□陈建先
☆公共行政☆
“选择实验”的博弈分析
□陈建先
博弈价值取向涉及许多方面,而最为重要的应该考虑两个:一是风险收益,二是理性判断。以下从“交换实验”和“诚实实验”来分析人们的博弈思考。
笔者曾经在教学中多次与学生做“交换信封”实验。实验分两次做,第一次让他们(两个学生)把自己的钱包拿出来给我。我在他俩的钱包里分别抽取一部分钱(50元或100元),即学生甲的钱是学生乙的钱的一倍。然后告诉他俩,一个人的钱是另一个人的钱的两倍(但不知道谁是谁的两倍),试问:你们是否愿意交换钱包?做完第一次后,紧接着做第二次:我给两个学生各自一个信封,这两个信封放着不同数额的钱(50元或100元),并且告诉他俩,一个信封的钱是另一个信封的钱的两倍(但不知道谁是谁的两倍),试问:你俩是否愿意交换钱包?你认为,学生是愿意交换或是不愿意交换,为什么?
从表面上看,第一次情况与第二次情况是一样的,但细致思考,会发现二者是不一样的。因为,前者收益与风险并存,后者只是收益的大小。在信息不完全时,人们不是谋求自己的支付最大化,而是尽量使自己的风险最小化,即当会损失自己的利益时,人们会选择规避风险的策略;当不会损失自己的利益时,人们会选择承担风险的策略。在完全信息状况下,人们追求收益的最大化;在不完全信息状况下,人们注意其风险性。从一般理性进行分析,其所确立的观点在理论上是合理的,但在现实中却是相悖的;从博弈理性进行分析,其所确立的观点,在理论与现实中是吻合的。

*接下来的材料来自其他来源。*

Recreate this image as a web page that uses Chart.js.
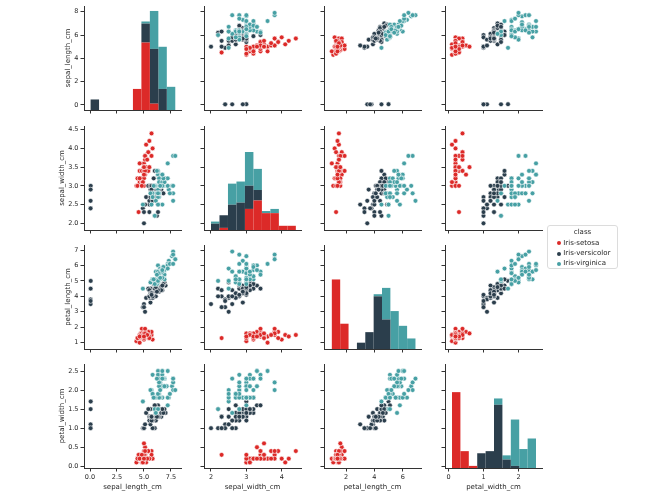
<!DOCTYPE html>
<html lang="en">
<head>
  <meta charset="UTF-8" />
  <title>Iris pairplot</title>
  <script src="https://cdn.jsdelivr.net/npm/chart.js"></script>
  <style>
    body {
      margin: 0;
      background: #fff;
      font-family: "DejaVu Sans", sans-serif;
    }

    #grid {
      position: relative;
      width: 650px;
      height: 501px;
      overflow: hidden;
    }

    #grid canvas {
      position: absolute;
    }

    .legend {
      position: absolute;
      left: 547px;
      top: 225px;
      width: 71px;
      height: 44px;
      box-sizing: border-box;
      border: 1px solid #dcdcdc;
      border-radius: 3px;
      color: #262626;
      font-size: 7px;
      line-height: 9px;
    }

    .legend div {
      position: absolute;
      white-space: nowrap;
    }

    .legend span {
      position: absolute;
      width: 4px;
      height: 4px;
      border-radius: 50%;
    }
  </style>
</head>
<body>

  <div id="grid"></div>

  <script>
    const varNames = ['sepal_length_cm', 'sepal_width_cm', 'petal_length_cm', 'petal_width_cm'];
    const classNames = ['Iris-setosa', 'Iris-versicolor', 'Iris-virginica'];
    const classColors = ['#dc2a28', '#2b3e4c', '#47a0a4'];

    // measurements per class (rows with missing petal width already left out)
    const setosaSepalLength = [5.1, 4.9, 4.7, 4.6, 5.0, 5.4, 4.6, 4.8, 4.3, 5.8, 5.7, 5.4, 5.1, 5.7, 5.1, 5.4, 5.1, 4.6, 5.1, 4.8, 5.0, 5.0, 5.2, 5.2, 4.7, 4.8, 5.4, 5.2, 5.5, 4.9, 5.0, 5.5, 4.9, 4.4, 5.1, 5.0, 4.5, 4.4, 5.0, 5.1, 4.8, 5.1, 4.6, 5.3, 5.0];
    const setosaSepalWidth = [3.5, 3.0, 3.2, 3.1, 3.6, 3.9, 3.4, 3.0, 3.0, 4.0, 4.4, 3.9, 3.5, 3.8, 3.8, 3.4, 3.7, 3.6, 3.3, 3.4, 3.0, 3.4, 3.5, 3.4, 3.2, 3.1, 3.4, 4.1, 4.2, 3.1, 3.2, 3.5, 3.1, 3.0, 3.4, 3.5, 2.3, 3.2, 3.5, 3.8, 3.0, 3.8, 3.2, 3.7, 3.3];
    const setosaPetalLength = [1.4, 1.4, 1.3, 1.5, 1.4, 1.7, 1.4, 1.4, 1.1, 1.2, 1.5, 1.3, 1.4, 1.7, 1.5, 1.7, 1.5, 1.0, 1.7, 1.9, 1.6, 1.6, 1.5, 1.4, 1.6, 1.6, 1.5, 1.5, 1.4, 1.5, 1.2, 1.3, 1.5, 1.3, 1.5, 1.3, 1.3, 1.3, 1.6, 1.9, 1.4, 1.6, 1.4, 1.5, 1.4];
    const setosaPetalWidth = [0.2, 0.2, 0.2, 0.2, 0.2, 0.4, 0.3, 0.1, 0.1, 0.2, 0.4, 0.4, 0.3, 0.3, 0.3, 0.2, 0.4, 0.2, 0.5, 0.2, 0.2, 0.4, 0.2, 0.2, 0.2, 0.2, 0.4, 0.1, 0.2, 0.1, 0.2, 0.2, 0.1, 0.2, 0.2, 0.3, 0.3, 0.2, 0.6, 0.4, 0.3, 0.2, 0.2, 0.2, 0.2];

    const versicolorSepalLength = [7.0, 6.4, 6.9, 5.5, 6.5, 5.7, 6.3, 4.9, 6.6, 5.2, 5.0, 5.9, 6.0, 6.1, 5.6, 6.7, 5.6, 5.8, 6.2, 5.6, 5.9, 6.1, 6.3, 6.1, 6.4, 6.6, 6.8, 0.067, 0.060, 0.057, 0.055, 0.055, 5.8, 6.0, 5.4, 6.0, 6.7, 6.3, 5.6, 5.5, 5.5, 6.1, 5.8, 5.0, 5.6, 5.7, 5.7, 6.2, 5.1, 5.7];
    const versicolorSepalWidth = [3.2, 3.2, 3.1, 2.3, 2.8, 2.8, 3.3, 2.4, 2.9, 2.7, 2.0, 3.0, 2.2, 2.9, 2.9, 3.1, 3.0, 2.7, 2.2, 2.5, 3.2, 2.8, 2.5, 2.8, 2.9, 3.0, 2.8, 3.0, 2.9, 2.6, 2.4, 2.4, 2.7, 2.7, 3.0, 3.4, 3.1, 2.3, 3.0, 2.5, 2.6, 3.0, 2.6, 2.3, 2.7, 3.0, 2.9, 2.9, 2.5, 2.8];
    const versicolorPetalLength = [4.7, 4.5, 4.9, 4.0, 4.6, 4.5, 4.7, 3.3, 4.6, 3.9, 3.5, 4.2, 4.0, 4.7, 3.6, 4.4, 4.5, 4.1, 4.5, 3.9, 4.8, 4.0, 4.9, 4.7, 4.3, 4.4, 4.8, 5.0, 4.5, 3.5, 3.8, 3.7, 3.9, 5.1, 4.5, 4.5, 4.7, 4.4, 4.1, 4.0, 4.4, 4.6, 4.0, 3.3, 4.2, 4.2, 4.2, 4.3, 3.0, 4.1];
    const versicolorPetalWidth = [1.4, 1.5, 1.5, 1.3, 1.5, 1.3, 1.6, 1.0, 1.3, 1.4, 1.0, 1.5, 1.0, 1.4, 1.3, 1.4, 1.5, 1.0, 1.5, 1.1, 1.8, 1.3, 1.5, 1.2, 1.3, 1.4, 1.4, 1.7, 1.5, 1.0, 1.1, 1.0, 1.2, 1.6, 1.5, 1.6, 1.5, 1.3, 1.3, 1.3, 1.2, 1.4, 1.2, 1.0, 1.3, 1.2, 1.3, 1.3, 1.1, 1.3];

    const virginicaSepalLength = [6.3, 5.8, 7.1, 6.3, 6.5, 7.6, 4.9, 7.3, 6.7, 7.2, 6.5, 6.4, 6.8, 5.7, 5.8, 6.4, 6.5, 7.7, 7.7, 6.0, 6.9, 5.6, 7.7, 6.3, 6.7, 7.2, 6.2, 6.1, 6.4, 7.2, 7.4, 7.9, 6.4, 6.3, 6.1, 7.7, 6.3, 6.4, 6.0, 6.9, 6.7, 6.9, 5.8, 6.8, 6.7, 6.7, 6.3, 6.5, 6.2, 5.9];
    const virginicaSepalWidth = [3.3, 2.7, 3.0, 2.9, 3.0, 3.0, 2.5, 2.9, 2.5, 3.6, 3.2, 2.7, 3.0, 2.5, 2.8, 3.2, 3.0, 3.8, 2.6, 2.2, 3.2, 2.8, 2.8, 2.7, 3.3, 3.2, 2.8, 3.0, 2.8, 3.0, 2.8, 3.8, 2.8, 2.8, 2.6, 3.0, 3.4, 3.1, 3.0, 3.1, 3.1, 3.1, 2.7, 3.2, 3.3, 3.0, 2.5, 3.0, 3.4, 3.0];
    const virginicaPetalLength = [6.0, 5.1, 5.9, 5.6, 5.8, 6.6, 4.5, 6.3, 5.8, 6.1, 5.1, 5.3, 5.5, 5.0, 5.1, 5.3, 5.5, 6.7, 6.9, 5.0, 5.7, 4.9, 6.7, 4.9, 5.7, 6.0, 4.8, 4.9, 5.6, 5.8, 6.1, 6.4, 5.6, 5.1, 5.6, 6.1, 5.6, 5.5, 4.8, 5.4, 5.6, 5.1, 5.1, 5.9, 5.7, 5.2, 5.0, 5.2, 5.4, 5.1];
    const virginicaPetalWidth = [2.5, 1.9, 2.1, 1.8, 2.2, 2.1, 1.7, 1.8, 1.8, 2.5, 2.0, 1.9, 2.1, 2.0, 2.4, 2.3, 1.8, 2.2, 2.3, 1.5, 2.3, 2.0, 2.0, 1.8, 2.1, 1.8, 1.8, 1.8, 2.1, 1.6, 1.9, 2.0, 2.2, 1.5, 1.4, 2.3, 2.4, 1.8, 1.8, 2.1, 2.4, 2.3, 1.9, 2.3, 2.5, 2.3, 1.9, 2.0, 2.3, 1.8];

    // axis ticks
    const colTicks = [[0, 2.5, 5, 7.5], [2, 3, 4], [2, 4, 6], [0, 1, 2]];
    const colTickLabels = [['0.0', '2.5', '5.0', '7.5'], ['2', '3', '4'], ['2', '4', '6'], ['0', '1', '2']];
    const rowTicks = [[0, 2, 4, 6, 8], [2, 2.5, 3, 3.5, 4, 4.5], [1, 2, 3, 4, 5, 6, 7], [0, 0.5, 1, 1.5, 2, 2.5]];
    const rowTickLabels = [['0', '2', '4', '6', '8'], ['2.0', '2.5', '3.0', '3.5', '4.0', '4.5'], ['1', '2', '3', '4', '5', '6', '7'], ['0.0', '0.5', '1.0', '1.5', '2.0', '2.5']];

    // axis limits
    const colMin = [-0.556, 1.802, 0.448, -0.1];
    const colMax = [8.43, 4.546, 7.29, 2.671];
    const rowMin = [-0.429, 1.821, 0.592, -0.045];
    const rowMax = [8.489, 4.599, 7.324, 2.684];

    const nBins = 10;

    const classData = [
      [setosaSepalLength, setosaSepalWidth, setosaPetalLength, setosaPetalWidth],
      [versicolorSepalLength, versicolorSepalWidth, versicolorPetalLength, versicolorPetalWidth],
      [virginicaSepalLength, virginicaSepalWidth, virginicaPetalLength, virginicaPetalWidth]
    ];

    // panel geometry
    const panelLeft = [84, 204, 324, 445];
    const panelTop = [6, 126, 245, 364];
    const panelW = 97;
    const panelH = 104;

    const textColor = '#262626';
    const lineColor = '#333333';
    const fontFamily = 'DejaVu Sans';

    Chart.defaults.font.family = fontFamily;
    Chart.defaults.color = textColor;

    // stacked histograms on shared bins (same as plt.hist with a list of arrays)
    const hists = varNames.map((_, v) => {
      const all = classData.flatMap(d => d[v]);
      const lo = Math.min(...all);
      const hi = Math.max(...all);
      const w = (hi - lo) / nBins;
      const counts = classData.map(d => {
        const c = new Array(nBins).fill(0);
        d[v].forEach(x => {
          let k = Math.floor((x - lo) / w + 1e-9);
          if (k >= nBins) k = nBins - 1;
          c[k]++;
        });
        return c;
      });
      const centers = [];
      for (let k = 0; k < nBins; k++) centers.push(lo + w * (k + 0.5));
      return { centers, counts };
    });
    let histMax = 0;
    hists.forEach(h => {
      for (let k = 0; k < nBins; k++) {
        histMax = Math.max(histMax, h.counts[0][k] + h.counts[1][k] + h.counts[2][k]);
      }
    });

    const grid = document.getElementById('grid');

    function makePanel(r, c) {
      const padL = c === 0 ? panelLeft[0] - 55 : 6;
      const padB = r === 3 ? 495 - (panelTop[3] + panelH) : 6;
      const padT = 5;
      const padR = 7;

      const canvas = document.createElement('canvas');
      canvas.width = panelW + padL + padR;
      canvas.height = panelH + padT + padB;
      canvas.style.left = (panelLeft[c] - padL) + 'px';
      canvas.style.top = (panelTop[r] - padT) + 'px';
      grid.appendChild(canvas);

      const titleX = [68.5, 62, 68.5, 62];

      const xScale = {
        type: 'linear',
        min: colMin[c],
        max: colMax[c],
        offset: false,
        stacked: true,
        grid: { drawOnChartArea: false, offset: false, color: lineColor, tickLength: 3.5, lineWidth: 1 },
        border: { display: true, color: lineColor, width: 1 },
        ticks: {
          display: r === 3,
          autoSkip: false,
          maxRotation: 0,
          minRotation: 0,
          padding: 1.5,
          font: { size: 6.5 },
          color: textColor,
          callback: (val, i) => colTickLabels[c][i]
        },
        title: {
          display: r === 3,
          text: varNames[c],
          font: { size: 7 },
          color: textColor,
          padding: { top: 0, bottom: 4.1 }
        },
        afterBuildTicks: s => { s.ticks = colTicks[c].map(v => ({ value: v })); },
        afterFit: s => {
          s.height = padB;
          s.paddingLeft = s.paddingRight = s.paddingTop = s.paddingBottom = 0;
        }
      };

      const yScale = {
        type: 'linear',
        position: 'left',
        min: rowMin[r],
        max: rowMax[r],
        grid: { drawOnChartArea: false, color: lineColor, tickLength: 3.5, lineWidth: 1 },
        border: { display: true, color: lineColor, width: 1 },
        ticks: {
          display: c === 0,
          autoSkip: false,
          padding: 2,
          font: { size: 6.5 },
          color: textColor,
          callback: (val, i) => rowTickLabels[r][i]
        },
        title: {
          display: c === 0,
          text: varNames[r],
          font: { size: 7 },
          color: textColor,
          padding: { top: titleX[r] - 55 - 4.2, bottom: 0 }
        },
        afterBuildTicks: s => { s.ticks = rowTicks[r].map(v => ({ value: v })); },
        afterFit: s => {
          s.width = padL;
          s.paddingLeft = s.paddingRight = s.paddingTop = s.paddingBottom = 0;
        }
      };

      const common = {
        responsive: false,
        animation: false,
        devicePixelRatio: 1,
        events: [],
        layout: { padding: { left: 0, top: padT, right: padR, bottom: 0 } },
        plugins: { legend: { display: false }, tooltip: { enabled: false } }
      };

      if (r === c) {
        const h = hists[r];
        new Chart(canvas, {
          type: 'bar',
          data: {
            datasets: classNames.map((name, k) => ({
              label: name,
              data: h.centers.map((x, i) => ({ x: x, y: h.counts[k][i] || null })),
              backgroundColor: classColors[k],
              borderWidth: 0,
              inflateAmount: 0,
              barPercentage: 1,
              categoryPercentage: 1,
              stack: 'all',
              yAxisID: 'yh'
            }))
          },
          options: {
            ...common,
            scales: {
              x: xScale,
              y: yScale,
              yh: { type: 'linear', display: false, min: 0, max: histMax * 1.05, stacked: true }
            }
          }
        });
      } else {
        new Chart(canvas, {
          type: 'scatter',
          data: {
            datasets: classNames.map((name, k) => ({
              label: name,
              data: classData[k][c].map((x, i) => ({ x: x, y: classData[k][r][i] })),
              backgroundColor: classColors[k],
              borderColor: '#ffffff',
              borderWidth: 0.6,
              pointRadius: 2.4,
              order: 2 - k
            }))
          },
          options: {
            ...common,
            scales: { x: xScale, y: yScale }
          }
        });
      }
    }

    for (let r = 0; r < 4; r++) {
      for (let c = 0; c < 4; c++) makePanel(r, c);
    }

    // legend
    const legend = document.createElement('div');
    legend.className = 'legend';
    const title = document.createElement('div');
    title.textContent = 'class';
    title.style.left = '0px';
    title.style.width = '69px';
    title.style.textAlign = 'center';
    title.style.top = '2px';
    legend.appendChild(title);
    const rowY = [17.3, 27.7, 37.7];
    classNames.forEach((name, k) => {
      const dot = document.createElement('span');
      dot.style.background = classColors[k];
      dot.style.left = '9.3px';
      dot.style.top = (rowY[k] - 2) + 'px';
      legend.appendChild(dot);
      const item = document.createElement('div');
      item.textContent = name;
      item.style.left = '15.3px';
      item.style.top = (rowY[k] - 4.5) + 'px';
      legend.appendChild(item);
    });
    grid.appendChild(legend);
  </script>
</body>
</html>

第一,风险与收益。只要是博弈,都存在着“收益”或“风险”。在现实社会里,其实人们总是在预期的收益和风险中不断地进行选择,是收益大于风险或是风险大于收益。这其中与人们的价值取向、对收益与风险的理解以及社会风险机制的设置有关。行为科学研究表明,对未来预期是影响人行为的重要因素:一种预期收益,即这样做将会有什么好处;一种预期风险,即这样做将会面临什么问题。对未来没有明确的预期,是引发机会主义的关键要素。而只有在稳定性机制作用下的未来,才会有较为明确的未来,才会有相对确定的预期。而人们在利益博弈过程中,更多看到的是“收益”,而不是“风险”,更没有将“风险”与“收益”进行一些测算。在第一次交换的情况下,俩人唯一的信息就是自己手中的钱(数额)。从一般思考(用概率来思考),学生甲肯定知道自己钱包里的钱是多少,但不知道学生乙的钱是多少。那么,怎么来判断?学生甲会这样来设想:对方要么是自己的两倍(如果自己愿意交换,会赢得一倍的收益),要么是自己的一半(自己会输掉一半的钱)。假设学生甲的钱是100元,学生乙的钱是200元。学生甲愿意进行交换,将会有100元的预期收益;假设学生甲的钱是100元,学生乙的钱是50元,将会有50元的预期损失。即预期收益(100元)-预期损失(50)=50元,即预期收益大于预期损失(50元)。通过以上分析,学生甲进行交换是划算的,所以他愿意进行交换。同理,学生乙也愿意进行交换。但是,从博弈思考(用倒推来思考),其结果就不一样了。俩人是否愿意交换有一个基本思路:对方钱的数额小,就愿意“交换”,对方钱的数额大,就不愿意“交换”。如果双方都愿意交换:一是基于自己钱的数额很小;二是基于认为对方钱的数额比自己大;三是基于他的对方愿意交换。假如学生甲有800元,他会假设对方一般情况下不会有1600元(因为毕竟是学生),最多只有400元,因此选择“拒绝”交换;假设学生甲只有200元,而对方又愿意交换,说明对方很可能只有100元,因此学生甲也应该选择“拒绝”交换。所以,学生甲总是会选择“拒绝”交换……反之则然,学生乙也会选择“拒绝”交换。最终,学生甲和学生乙都会选择“拒绝”交换。因为,他们通过倒推,发现选择交换的风险很大。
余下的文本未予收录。